彼女がやろうとするのはれっきとした犯罪行為なのですが、見ている側としては彼女の立場も痛いほど理解できるわけですよ。このまま夫が犯罪者になれば、私も、生まれてくる子供もおしまいよという。
ここに、証言者を暗殺しようとするヘレーナと、守ろうとするゴードンという敵対関係が成立するのですが、どちらにも感情移入し、どちらもうまくいって欲しいという複雑な感情を抱くに至って、終始ハラハラさせられました。
このパートは随分とよく出来ており、最初から最後まで楽しめました。
コロンバスパートには腹が立った
一方、最悪だったのがオハイオ州コロンバスのパートです。
麻薬撲滅担当の大統領補佐官に就任したロバート・ウェークフィールド判事(マイケル・ダグラス)と、高校生の娘キャロライン(エリカ・クリステンセン)が主人公なのですが、どちらの人物にも感情移入できませんでした。
キャロラインは地元の名門高校に通っているのですが、チョイ悪な同級生にすすめられてドラッグをやるようになり、そのまま中毒者になっていきます。
キャロラインと仲間達がエリート特有の中身のない知識自慢をしながらハッパやってる様は結構ムカつくのですが、実際には阿呆で、オーバードーズで気を失った友人の処理に失敗して警察に補導されてしまいます。
父ロバートがここで手を打っていれば問題は解決していたのですが、娘に対する厳しい対応を取らないので娘のヤク中は治るどころか、より深刻になっていきます。警察沙汰になっても反省しない娘と、娘を叱りつけることのできない父親。どちらも阿呆でしょ。
最終的にこのバカ娘はクスリ欲しさに売春まで始めるのですが、この飛躍もちょっとどうかと思いました。
上流階級のお嬢さんが短期間でそこまで落ちるなんてことは流石に考えられないので、リアリティの欠如が気になります。

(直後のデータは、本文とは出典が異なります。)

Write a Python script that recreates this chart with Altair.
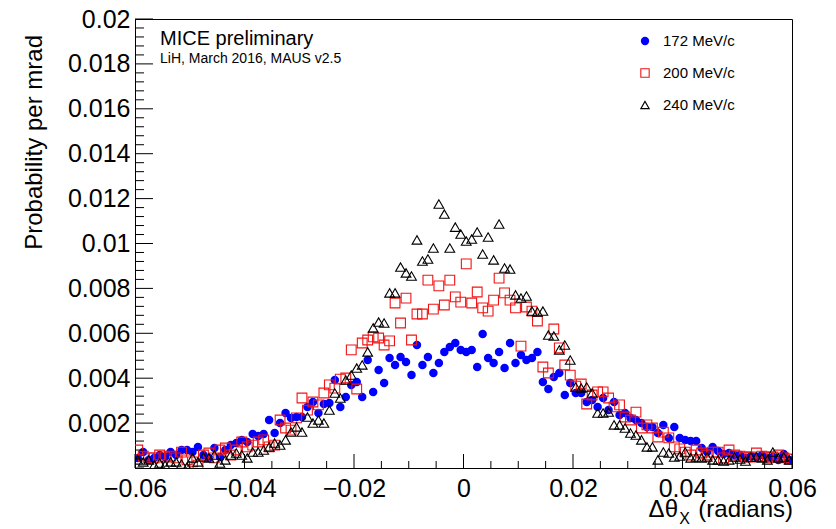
import altair as alt
import numpy as np
import pandas as pd

# bin centres of the 1 mrad histogram bins, -0.06 .. 0.06
x_centers = np.round(np.arange(-0.0595, 0.06, 0.001), 4)

# probability per mrad, in units of 1e-3
p172_e3 = [0.45,0.71,0.36,0.45,0.58,0.49,0.71,0.58,0.80,0.80,
           0.71,0.94,0.58,0.45,0.89,0.49,0.80,1.02,1.11,1.25,
           1.16,1.51,1.43,1.51,2.14,1.56,2.00,2.45,2.23,2.27,
           2.27,2.72,2.94,2.45,2.85,2.90,3.92,2.72,3.16,3.70,
           3.83,3.16,4.81,3.39,4.37,3.79,4.90,4.59,4.94,4.72,
           4.14,5.48,4.59,4.94,4.23,4.68,5.17,5.39,5.57,5.26,
           5.17,5.26,4.50,5.97,4.90,4.68,5.17,4.45,5.57,4.68,
           5.03,4.81,4.90,5.17,3.83,3.52,4.05,4.23,3.25,3.79,
           3.34,3.34,2.94,3.03,2.72,3.12,2.58,2.94,2.36,2.45,
           2.23,2.14,2.00,1.83,1.83,1.56,1.92,1.34,1.83,1.34,
           1.25,1.20,1.20,0.89,0.71,0.94,0.76,0.62,0.67,0.58,
           0.58,0.45,0.53,0.49,0.58,0.45,0.49,0.36,0.62,0.36]

p200_e3 = [0.80,0.53,0.45,0.45,0.58,0.49,0.53,0.45,0.71,0.36,
           0.27,0.13,0.58,0.67,0.45,0.80,0.89,0.58,0.80,1.16,
           0.94,1.02,1.16,1.25,0.94,1.02,2.14,1.78,1.69,2.23,
           3.12,2.58,2.94,2.81,3.34,3.70,3.56,3.96,4.01,5.26,
           3.52,5.57,5.70,5.84,5.79,5.48,5.66,7.35,6.46,7.57,
           5.70,6.86,6.86,8.37,7.08,8.11,7.26,8.37,7.62,7.39,
           9.09,7.35,7.84,7.13,6.99,7.48,8.46,7.80,7.48,7.13,
           5.43,7.17,6.99,6.55,4.50,4.23,6.19,5.35,4.59,4.14,
           3.65,3.74,2.85,3.25,3.39,3.39,3.12,2.72,2.81,2.27,
           2.14,2.49,1.78,1.92,1.78,1.38,1.60,1.34,0.94,0.85,
           0.71,0.58,0.80,0.67,0.58,0.71,0.71,0.45,0.80,0.58,
           0.53,0.49,0.49,0.67,0.53,0.49,0.49,0.58,0.45,0.40]

p240_e3 = [0.36,0.27,0.36,0.13,0.22,0.13,0.27,0.27,0.18,0.04,
           0.45,0.27,0.49,0.45,0.58,0.22,0.36,0.58,0.67,0.58,
           0.45,0.71,0.71,0.80,0.94,1.11,1.02,1.25,1.60,1.83,
           1.60,2.27,2.00,2.14,2.00,2.58,3.34,3.12,3.92,4.14,
           4.45,4.59,5.17,6.24,6.50,6.46,7.80,7.80,8.95,8.69,
           8.55,10.16,9.22,9.31,9.80,11.76,11.31,9.80,10.73,10.42,
           10.11,10.20,10.51,9.53,10.29,9.27,10.87,8.91,8.86,7.71,
           7.57,7.66,6.99,6.95,6.99,5.92,5.88,5.26,5.48,4.81,
           3.61,3.56,3.61,3.34,2.45,2.45,2.49,1.92,1.92,1.78,
           1.56,1.47,1.25,0.94,0.94,0.36,0.71,0.67,0.49,0.53,
           0.71,0.45,0.49,0.45,0.49,0.36,0.36,0.31,0.36,0.49,
           0.40,0.31,0.49,0.49,0.45,0.36,0.71,0.45,0.49,0.36]

series_labels = ["172 MeV/c", "200 MeV/c", "240 MeV/c"]
x_tick_values = [-0.06, -0.04, -0.02, 0.0, 0.02, 0.04, 0.06]
y_tick_values = [0.002, 0.004, 0.006, 0.008, 0.01, 0.012, 0.014, 0.016, 0.018, 0.02]
x_minor_values = [v for v in np.round(np.arange(-0.06, 0.0601, 0.005), 4) if v not in x_tick_values]
y_minor_values = [v for v in np.round(np.arange(0.0, 0.02001, 0.0004), 5) if v not in y_tick_values]

W, H = 657, 449
FONT = "Liberation Sans"

def frame(vals):
    return pd.DataFrame({"x": x_centers, "p": [v * 1e-3 for v in vals]})

xscale = alt.Scale(domain=[-0.06, 0.06], nice=False, zero=False)
yscale = alt.Scale(domain=[0.0, 0.02], nice=False, zero=False)

xaxis = alt.Axis(values=x_tick_values, format=".2~f", labelFontSize=25, labelFont=FONT,
                 labelColor="black", ticks=False, grid=False, title=None, domainColor="black",
                 domainWidth=1, labelPadding=8, labelFlush=False, labelOverlap=False)
yaxis = alt.Axis(values=y_tick_values, format=".3~f", labelFontSize=25, labelFont=FONT,
                 labelColor="black", ticks=False, grid=False, title=None, domainColor="black",
                 domainWidth=1, labelPadding=5, labelFlush=False, labelOverlap=False)

def X(field):
    return alt.X(field, scale=xscale, axis=xaxis)

def Y(field):
    return alt.Y(field, scale=yscale, axis=yaxis)

blue = alt.Chart(frame(p172_e3)).mark_point(
    shape="circle", filled=True, color="#0000ff", size=72, opacity=1, clip=True
).encode(x=X("x:Q"), y=Y("p:Q"))

red = alt.Chart(frame(p200_e3)).mark_point(
    shape="square", filled=False, color="#f01414", size=95, strokeWidth=1.1, opacity=1, clip=True
).encode(x=X("x:Q"), y=Y("p:Q"))

black = alt.Chart(frame(p240_e3)).mark_point(
    shape="triangle-up", filled=False, color="black", size=95, strokeWidth=1.1, opacity=1, clip=True
).encode(x=X("x:Q"), y=Y("p:Q"))

# inward ROOT-style ticks
xt_major = alt.Chart(pd.DataFrame({"x": x_tick_values})).mark_rule(color="black", strokeWidth=1).encode(
    x=X("x:Q"), y=alt.value(H), y2=alt.value(H - 14))
xt_minor = alt.Chart(pd.DataFrame({"x": x_minor_values})).mark_rule(color="black", strokeWidth=1).encode(
    x=X("x:Q"), y=alt.value(H), y2=alt.value(H - 7))
yt_major = alt.Chart(pd.DataFrame({"p": y_tick_values})).mark_rule(color="black", strokeWidth=1).encode(
    y=Y("p:Q"), x=alt.value(0), x2=alt.value(18))
yt_minor = alt.Chart(pd.DataFrame({"p": y_minor_values})).mark_rule(color="black", strokeWidth=1).encode(
    y=Y("p:Q"), x=alt.value(0), x2=alt.value(9))

def label(text, x, y, size, align="left", baseline="alphabetic", angle=0):
    return alt.Chart(pd.DataFrame({"t": [text]})).mark_text(
        font=FONT, fontSize=size, color="black", align=align, baseline=baseline, angle=angle
    ).encode(text="t:N", x=alt.value(x), y=alt.value(y))

texts = [
    label("MICE preliminary", 25, 26, 20),
    label("LiH, March 2016, MAUS v2.5", 25, 44, 14),
    label("Probability per mrad", -93, 16, 24, align="right", angle=270),
    label("(radians)", 658, 498, 24, align="right"),
    label("X", 555, 505, 16, align="right"),
    label("Δθ", 543, 498, 24, align="right"),
]

# legend
leg_y = [22, 54, 86]
legend = [
    alt.Chart(pd.DataFrame({"t": [series_labels[0]]})).mark_point(
        shape="circle", filled=True, color="#0000ff", size=70, opacity=1
    ).encode(x=alt.value(510), y=alt.value(leg_y[0])),
    alt.Chart(pd.DataFrame({"t": [series_labels[1]]})).mark_point(
        shape="square", filled=False, color="#f01414", size=70, strokeWidth=1.1, opacity=1
    ).encode(x=alt.value(510), y=alt.value(leg_y[1])),
    alt.Chart(pd.DataFrame({"t": [series_labels[2]]})).mark_point(
        shape="triangle-up", filled=False, color="black", size=70, strokeWidth=1.1, opacity=1
    ).encode(x=alt.value(510), y=alt.value(leg_y[2])),
]
for lab, yy in zip(series_labels, leg_y):
    legend.append(label(lab, 528, yy, 15, baseline="middle"))

chart = alt.layer(
    blue, red, black, xt_major, xt_minor, yt_major, yt_minor, *texts, *legend
).properties(
    width=W, height=H,
    autosize=alt.AutoSizeParams(type="none"),
    padding={"left": 127, "top": 11, "right": 36, "bottom": 61},
    background="white",
).configure_view(stroke="black", strokeWidth=1)

chart.save("out.html", embed_options={"renderer": "svg", "actions": False})
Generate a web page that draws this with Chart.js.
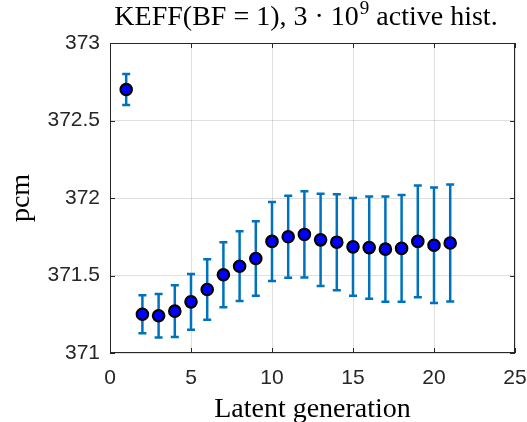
<!DOCTYPE html>
<html>
<head>
<meta charset="utf-8">
<script src="https://cdn.jsdelivr.net/npm/chart.js@4"></script>
<style>
    html, body { margin: 0; padding: 0; background: #fff; }
</style>
</head>
<body>
<canvas id="chart" width="527" height="422"></canvas>
<script>
const generations = [1, 2, 3, 4, 5, 6, 7, 8, 9, 10, 11, 12, 13, 14, 15, 16, 17, 18, 19, 20, 21];
const keffPcm = [372.70, 371.25, 371.24, 371.27, 371.33, 371.41, 371.505, 371.56, 371.61, 371.72,
    371.75, 371.765, 371.73, 371.715, 371.685, 371.68, 371.67, 371.675, 371.72, 371.695, 371.71];
const errPcm = [0.10, 0.122, 0.14, 0.167, 0.18, 0.195, 0.21, 0.225, 0.24, 0.255,
    0.265, 0.278, 0.297, 0.31, 0.315, 0.33, 0.34, 0.345, 0.36, 0.372, 0.377];
const xTicks = [0, 5, 10, 15, 20, 25];
const yTicks = [371, 371.5, 372, 372.5, 373];

const axisColor = "#262626";
const tickFont = { family: "Liberation Sans", size: 21 };
const serif = "Liberation Serif";

const ctx = document.getElementById("chart");

// vertical error bars with caps, under the markers
const errorBars = {
    id: "errorBars",
    beforeDatasetsDraw(chart) {
        const { ctx, scales } = chart;
        ctx.save();
        ctx.strokeStyle = "#0072BD";
        ctx.lineWidth = 2.5;
        generations.forEach((g, i) => {
            const x = scales.x.getPixelForValue(g);
            const yt = scales.y.getPixelForValue(keffPcm[i] + errPcm[i]);
            const yb = scales.y.getPixelForValue(keffPcm[i] - errPcm[i]);
            ctx.beginPath();
            ctx.moveTo(x, yt);
            ctx.lineTo(x, yb);
            ctx.moveTo(x - 4, yt);
            ctx.lineTo(x + 4, yt);
            ctx.moveTo(x - 4, yb);
            ctx.lineTo(x + 4, yb);
            ctx.stroke();
        });
        ctx.restore();
    },
};

// matlab style box + inward ticks, and the title with a superscript
const boxAndTitle = {
    id: "boxAndTitle",
    afterDraw(chart) {
        const { ctx, chartArea: a, scales } = chart;
        ctx.save();
        ctx.strokeStyle = axisColor;
        ctx.lineWidth = 1;
        ctx.strokeRect(a.left + 0.5, a.top + 0.5, a.right - a.left - 1, a.bottom - a.top - 1);
        ctx.beginPath();
        xTicks.forEach((t) => {
            const x = Math.round(scales.x.getPixelForValue(t)) + 0.5;
            ctx.moveTo(x, a.bottom);
            ctx.lineTo(x, a.bottom - 5);
            ctx.moveTo(x, a.top);
            ctx.lineTo(x, a.top + 5);
        });
        yTicks.forEach((t) => {
            const y = Math.round(scales.y.getPixelForValue(t)) + 0.5;
            ctx.moveTo(a.left, y);
            ctx.lineTo(a.left + 5, y);
            ctx.moveTo(a.right, y);
            ctx.lineTo(a.right - 5, y);
        });
        ctx.stroke();

        const main = "KEFF(BF = 1), 3 \u00b7 10";
        const sup = "9";
        const rest = " active hist.";
        ctx.fillStyle = "#000";
        ctx.textBaseline = "alphabetic";
        ctx.font = "28px " + serif;
        const w1 = ctx.measureText(main).width;
        const w3 = ctx.measureText(rest).width;
        ctx.font = "19px " + serif;
        const w2 = ctx.measureText(sup).width;
        const cx = (a.left + a.right) / 2 - 7;
        let x = cx - (w1 + w2 + w3) / 2;
        const base = 25;
        ctx.font = "28px " + serif;
        ctx.fillText(main, x, base);
        x += w1;
        ctx.font = "19px " + serif;
        ctx.fillText(sup, x + 1, base - 11);
        x += w2 + 1;
        ctx.font = "28px " + serif;
        ctx.fillText(rest, x, base);
        ctx.restore();
    },
};

new Chart(ctx, {
    type: "scatter",
    data: {
        datasets: [
            {
                label: "KEFF",
                data: generations.map((g, i) => ({ x: g, y: keffPcm[i] })),
                pointRadius: 5.7,
                pointBackgroundColor: "#0000FF",
                pointBorderColor: "#000000",
                pointBorderWidth: 2.2,
                showLine: false,
            },
        ],
    },
    options: {
        responsive: false,
        animation: false,
        layout: { padding: { top: 43, right: 12, left: 0, bottom: 0 } },
        plugins: {
            legend: { display: false },
            tooltip: { enabled: false },
        },
        scales: {
            x: {
                type: "linear",
                min: 0,
                max: 25,
                afterFit: (s) => {
                    s.height = 69;
                    s.paddingLeft = 0;
                    s.paddingRight = 0;
                },
                afterBuildTicks: (s) => { s.ticks = xTicks.map((v) => ({ value: v })); },
                ticks: { font: tickFont, color: axisColor, padding: 13, callback: (v) => String(v) },
                grid: { color: "rgba(38,38,38,0.15)", drawTicks: false },
                border: { display: false },
                title: {
                    display: true,
                    text: "Latent generation",
                    font: { family: serif, size: 28 },
                    color: "#000",
                    padding: { top: 0, bottom: -4 },
                },
            },
            y: {
                min: 371,
                max: 373,
                afterFit: (s) => {
                    s.width = 110;
                    s.paddingTop = 0;
                    s.paddingBottom = 0;
                },
                afterBuildTicks: (s) => { s.ticks = yTicks.map((v) => ({ value: v })); },
                ticks: { font: tickFont, color: axisColor, padding: 10, callback: (v) => String(v) },
                grid: { color: "rgba(38,38,38,0.15)", drawTicks: false },
                border: { display: false },
                title: {
                    display: true,
                    text: "pcm",
                    font: { family: serif, size: 28 },
                    color: "#000",
                    padding: { top: 5, bottom: 0 },
                },
            },
        },
    },
    plugins: [errorBars, boxAndTitle],
});
</script>
</body>
</html>
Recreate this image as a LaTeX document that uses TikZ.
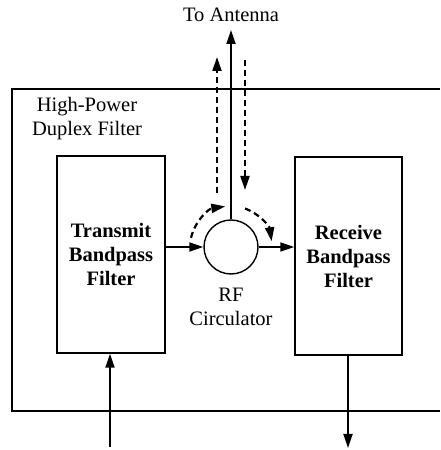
\documentclass[tikz,border=0pt]{standalone}
\usepackage{fontspec}
\setmainfont{Liberation Serif}
\usetikzlibrary{arrows.meta}
\begin{document}
\begin{tikzpicture}[x=1pt,y=1pt,
  every node/.style={font=\fontsize{20.5}{24}\selectfont, inner sep=0pt},
  box/.style={draw, line width=1.4pt, align=center, font=\fontsize{20.5}{24}\selectfont\bfseries},
  sig/.style={line width=1.8pt, -{Triangle[length=14pt,width=9pt]}},
  dsig/.style={line width=2.2pt, dash pattern=on 6pt off 4pt, -{Triangle[length=14pt,width=9pt]}},
  lbl/.style={align=center}]
\useasboundingbox (0,0) rectangle (440,450);
% outer duplex filter box (open to the right)
\draw[line width=1.4pt] (440,361) -- (12,361) -- (12,39) -- (440,39);
\node[lbl] (title) at (87,331.5) {High-Power\\Duplex Filter};
\node (ant) at (231,435) {To Antenna};
% blocks
\node[box, minimum width=108pt, minimum height=197pt] (tx) at (111,195.5) {Transmit\\Bandpass\\Filter};
\node[box, minimum width=107pt, minimum height=198pt] (rx) at (348.5,194) {Receive\\Bandpass\\Filter};
\node[draw, circle, line width=1.4pt, minimum size=54pt] (circ) at (231,203) {};
\node[lbl] (circlbl) at (231,143.5) {RF\\Circulator};
% coordinates for free ends
\coordinate (anttip) at (231,420);
\coordinate (dlb) at (217,257);
\coordinate (dlt) at (217,393);
\coordinate (drt) at (245,390);
\coordinate (drb) at (245,260);
\coordinate (txin) at (110,3);
\coordinate (rxout) at (348,2);
% connectors
\draw[sig] (circ.north) -- (anttip);
\draw[sig] (tx.east |- circ.west) -- (circ.west);
\draw[sig] (circ.east) -- (rx.west |- circ.east);
\draw[sig] (txin) -- (txin |- tx.south);
\draw[sig] (rxout |- rx.south) -- (rxout);
\draw[dsig] (dlb) -- (dlt);
\draw[dsig] (drt) -- (drb);
\draw[dsig] ([shift={(167:41pt)}]circ.center) arc[start angle=167, end angle=98, radius=41pt];
\draw[dsig] ([shift={(70:41pt)}]circ.center) arc[start angle=70, end angle=8, radius=41pt];
\end{tikzpicture}
\end{document}
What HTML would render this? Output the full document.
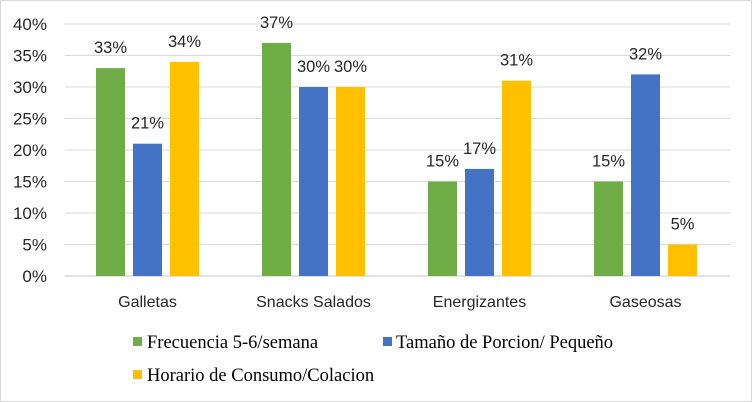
<!DOCTYPE html>
<html><head><meta charset="utf-8"><style>
body{margin:0;background:#fff}
svg{display:block}
text{font-family:"Liberation Sans",sans-serif;fill:#262626}
</style></head><body>
<svg width="752" height="402">
<rect x="0.5" y="0.5" width="751" height="401" fill="#fff" stroke="#d9d9d9"/>
<g id="grid"></g><g id="bars"></g><g id="labels"></g>
<g>
<g><rect x="133" y="337" width="9" height="9" fill="#70ad47"/><text x="147" y="348" style="font-family:'Liberation Serif',serif;fill:#000" font-size="18.5">Frecuencia 5-6/semana</text></g>
<g><rect x="383" y="337" width="9" height="9" fill="#4472c4"/><text x="396" y="348" style="font-family:'Liberation Serif',serif;fill:#000" font-size="18.5">Tamaño de Porcion/ Pequeño</text></g>
<g><rect x="133" y="370" width="9" height="9" fill="#ffc000"/><text x="147" y="381" style="font-family:'Liberation Serif',serif;fill:#000" font-size="18.5">Horario de Consumo/Colacion</text></g>
</g>
</svg>
<script>
const categories=["Galletas","Snacks Salados","Energizantes","Gaseosas"];
const frecuencia=[33,37,15,15];
const tamano=[21,30,17,32];
const horario=[34,30,31,5];
const ticks=[0,5,10,15,20,25,30,35,40];
const series=[{name:"frecuencia",v:frecuencia,c:"#70ad47"},{name:"tamano",v:tamano,c:"#4472c4"},{name:"horario",v:horario,c:"#ffc000"}];
const NS="http://www.w3.org/2000/svg";
const x0=64.5,x1=730,y0=276,yTop=24,maxV=40;
const groupW=(728.5-x0)/categories.length;
const y=v=>y0-(v/maxV)*(y0-yTop);
const xc=i=>x0+groupW*(i+0.5);
function mk(tag,attrs,parent,txt){const e=document.createElementNS(NS,tag);for(const k in attrs)e.setAttribute(k,attrs[k]);if(txt!==undefined)e.textContent=txt;parent.appendChild(e);return e;}
const grid=document.getElementById('grid'),bars=document.getElementById('bars'),labels=document.getElementById('labels');
ticks.forEach(t=>{
  const l=mk('line',{x1:x0,x2:x1,y1:y(t),y2:y(t),stroke:"#d9d9d9","stroke-width":t===0?1.5:1},grid);
  
  
  const tx=mk('text',{x:47,y:y(t)+6,"text-anchor":"end","font-size":17},grid,t+"%");
  
  
});
const bw=29,step=37;
categories.forEach((c,i)=>{
  const ct=mk('text',{x:xc(i),y:307,"text-anchor":"middle","font-size":16},labels,c);
  
  
  series.forEach((s,j)=>{
    const bx=xc(i)+(j-1)*step-bw/2;
    const r=mk('rect',{x:bx,y:y(s.v[i]),width:bw,height:y0-y(s.v[i]),fill:s.c},bars);
    
    
    const vt=mk('text',{x:bx+bw/2,y:y(s.v[i])-15,"text-anchor":"middle","font-size":16.5},labels,s.v[i]+"%");
    
    
  });
});
</script>
</body></html>
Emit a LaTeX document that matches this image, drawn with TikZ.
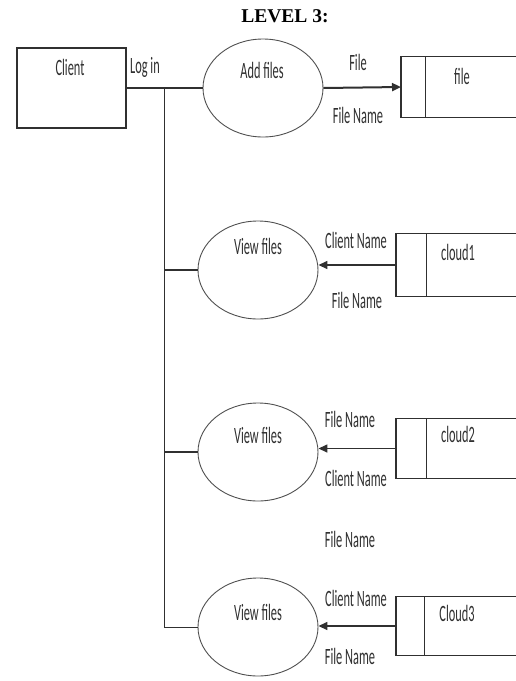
\documentclass[tikz,border=0pt]{standalone}
\usepackage{fontspec}
\usepackage{graphicx}
\setmainfont{Carlito}
\newfontfamily\titlefont{Liberation Serif}
\usetikzlibrary{shapes.geometric,arrows.meta}
\newcommand\tx[1]{\scalebox{0.95}[1.8]{#1}}
\definecolor{ink}{HTML}{303030}
\tikzset{
  lbl/.style={font=\fontsize{13}{13}\selectfont, text=ink, inner sep=0pt},
  proc/.style={draw=ink!85, line width=0.9pt, ellipse, minimum width=120pt, minimum height=98pt, inner sep=0pt},
  storebox/.style={draw=none, minimum width=120pt, minimum height=60pt, inner sep=0pt, anchor=west},
  storeline/.style={draw=ink, line width=1.2pt},
  flow/.style={draw=ink, line width=1.5pt, -{Triangle[length=9pt,width=8pt]}},
  conn/.style={draw=ink, line width=1.3pt},
}
\begin{document}
\begin{tikzpicture}[x=1pt,y=1pt]
\useasboundingbox (0,0) rectangle (516,-681);
% title
\node[font=\titlefont\bfseries\fontsize{19.5}{19.5}\selectfont, inner sep=0pt] (title) at (285,-16) {LEVEL 3:};
% client
\node[draw=ink, line width=1.3pt, minimum width=109pt, minimum height=80pt, inner sep=0pt] (client) at (71.5,-88) {};
\node[lbl] (clienttxt) at (70,-67) {\tx{Client}};
\node[lbl] (login) at (145,-67) {\tx{Log in}};
% processes
\node[proc] (add) at (263,-88) {};
\node[lbl] (addtxt) at (262,-70) {\tx{Add files}};
\node[proc] (v1) at (258,-270) {};
\node[lbl] (v1txt) at (258,-246) {\tx{View files}};
\node[proc] (v2) at (258,-452) {};
\node[lbl] (v2txt) at (258,-435) {\tx{View files}};
\node[proc] (v3) at (258,-627) {};
\node[lbl] (v3txt) at (258,-612) {\tx{View files}};
% stores
\node[storebox] (s0) at (401,-87) {};
\node[storebox, minimum height=62pt] (s1) at (396,-265) {};
\node[storebox, minimum height=59pt] (s2) at (396,-448.5) {};
\node[storebox, minimum height=58pt] (s3) at (396,-626) {};
\foreach \s/\ix in {s0/24, s1/30, s2/30, s3/28}{
  \draw[storeline] (\s.north east) -- (\s.north west) -- (\s.south west) -- (\s.south east);
  \draw[storeline, line width=0.9pt] ([xshift=\ix pt]\s.north west) -- ([xshift=\ix pt]\s.south west);
}
\node[lbl] (s0txt) at (462,-76) {\tx{file}};
\node[lbl] (s1txt) at (458,-252) {\tx{cloud1}};
\node[lbl] (s2txt) at (458,-434) {\tx{cloud2}};
\node[lbl] (s3txt) at (457,-613) {\tx{Cloud3}};
% connectors
\draw[conn] (client.east) -- (add.west);
\coordinate (j) at (164,-88);
\draw[conn, line width=1pt] (j) |- (v3.west);
\draw[conn] (j |- v1.west) -- (v1.west);
\draw[conn] (j |- v2.west) -- (v2.west);
\draw[flow, line width=2pt] (add.east) -- (s0.west);
\draw[flow] (s1.west) -- (s1.west -| v1.east);
\draw[flow] (s2.west) -- (s2.west -| v2.east);
\draw[flow] (s3.west) -- (s3.west -| v3.east);
% flow labels
\node[lbl] (f0a) at (358,-62) {\tx{File}};
\node[lbl] (f0b) at (358,-115) {\tx{File Name}};
\node[lbl] (f1a) at (356,-240) {\tx{Client Name}};
\node[lbl] (f1b) at (357,-300) {\tx{File Name}};
\node[lbl] (f2a) at (350,-419) {\tx{File Name}};
\node[lbl] (f2b) at (356,-478) {\tx{Client Name}};
\node[lbl] (free) at (350,-539) {\tx{File Name}};
\node[lbl] (f3a) at (356,-598) {\tx{Client Name}};
\node[lbl] (f3b) at (350,-656) {\tx{File Name}};
\end{tikzpicture}
\end{document}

その後、ロバートは娘のヤク中問題に専念するため大統領補佐官を下りることにするのですが、ホワイトハウスでの記者会見中に突然「私にはできません。ごめんなさい」と言ってその場を去っていくという、社会人として最悪な行動をとります。
重要な役職からの辞任は上司に相談しながら進めるべきことなのに、仕事の最中に突然職務放棄して立ち去っていくというのは考えられません。
自分自身はおろか、任命者である大統領にも大変な迷惑をかける行為であることが分からなかったんでしょうか。
この終わらせ方に腹が立って仕方なかったので、作品全体の後味も最悪でした。